Set cake aside to cool completely in refrigerator. Trim the top each tart to create a consistent tier and set aside.
This needs to be done twice because 4 tiers will be needed for the recipe.
Place thawed berries and the ¼ cup sugar in a blender and blend until smooth. Strain to remove seeds. Set aside.
Note: reserve ½ of the puree for serving.
In a glass heat-safe measuring cup combine orange juice, liqueur and gelatin and let stand 5 minutes. Place measuring cup in a saucepan filled with 1 inch of water. Heat until gelatin dissolves, stirring constantly.

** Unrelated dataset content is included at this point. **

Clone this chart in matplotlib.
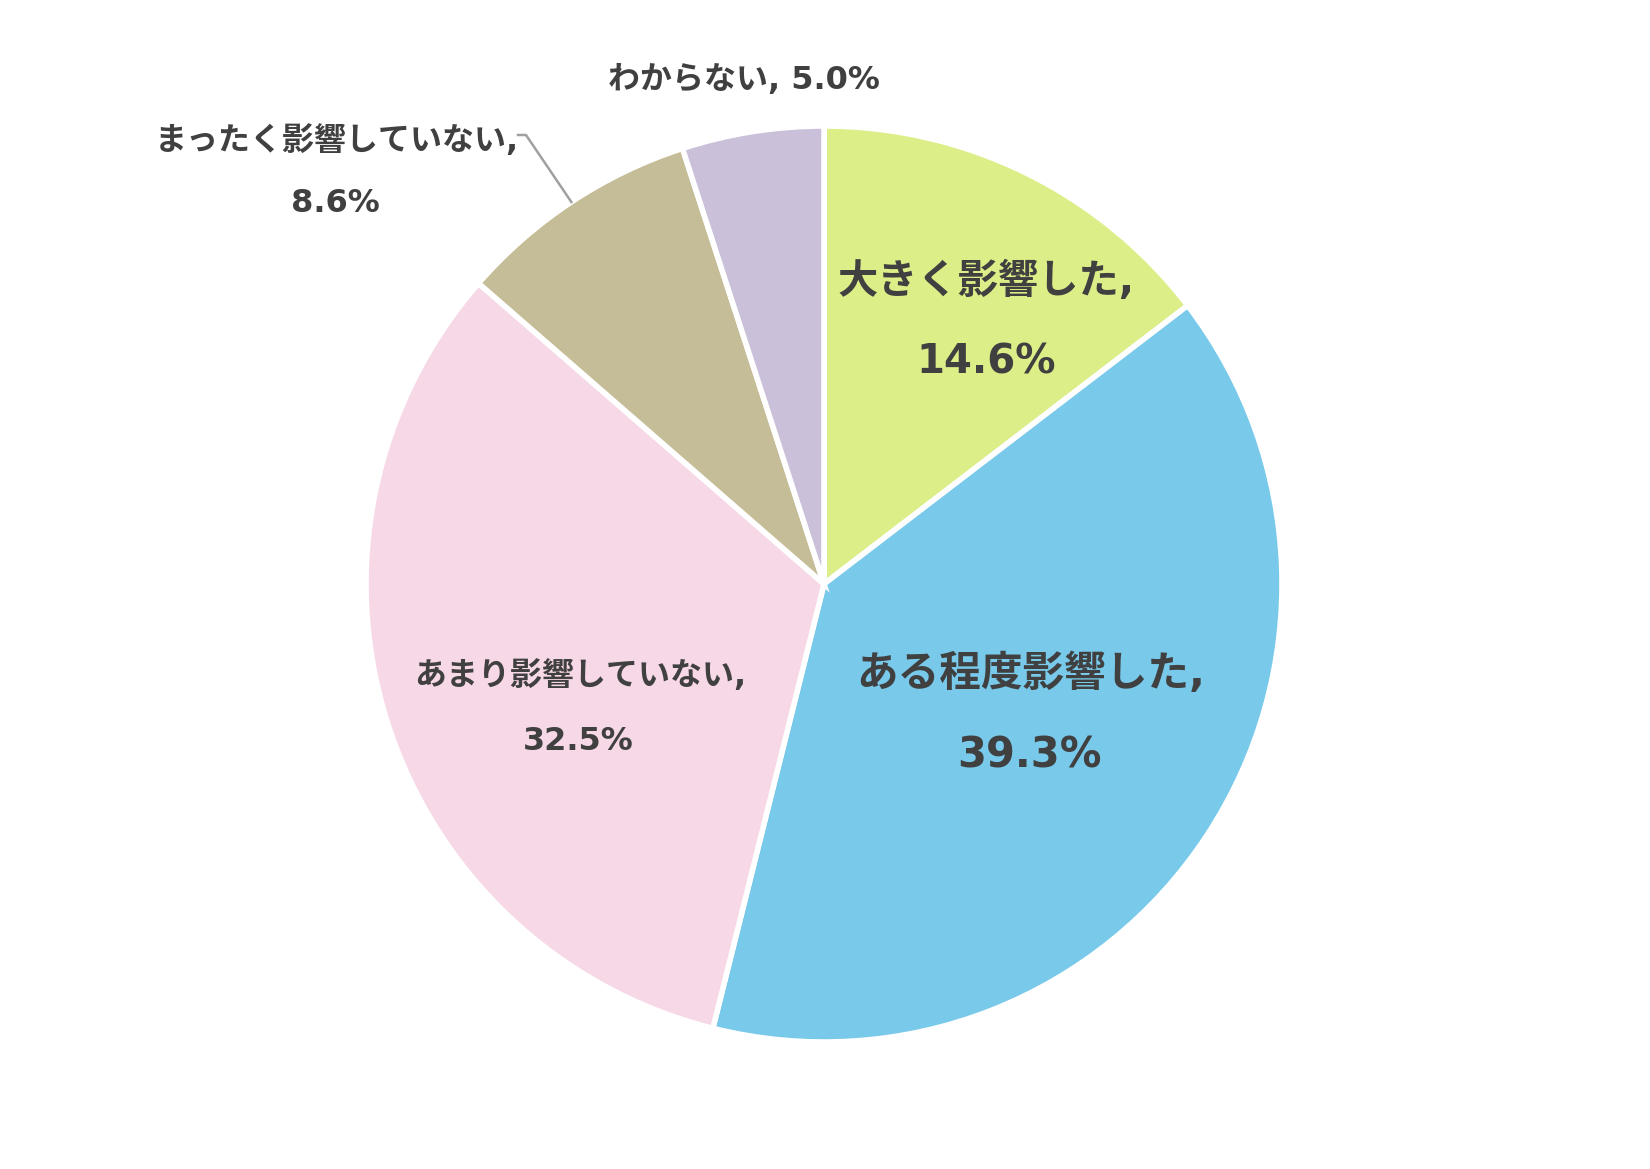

Beat whipping cream and the 3 tablespoons sugar to soft peaks. Gradually add gelatin mixture, beating to stiff peaks. Fold in the berry puree and the fresh berries to the whipped cream.
Place a cake layer on a platter; top with 1/3 of the berry mixture. Repeat twice. Top with the last layer. Wrap the sides with parchment paper and place a layer on top to help retain the shape. Chill for 6 hours or overnight.
Melt 4 ounces chocolate and 3 tablespoons butter in a small saucepan over medium low heat, stirring until smooth.
Remove from heat and then stir in milk, honey, orange liqueur and vanilla. Set aside to cool slightly.
When cake has cooled, pour glaze onto the center. Using an offset spatula or the back of a spoon, very gently smooth glaze along the top and sides of the cake. Chill cake, uncovered, for 30 to 60 minutes before serving to set the glaze and make the cake easier to slice.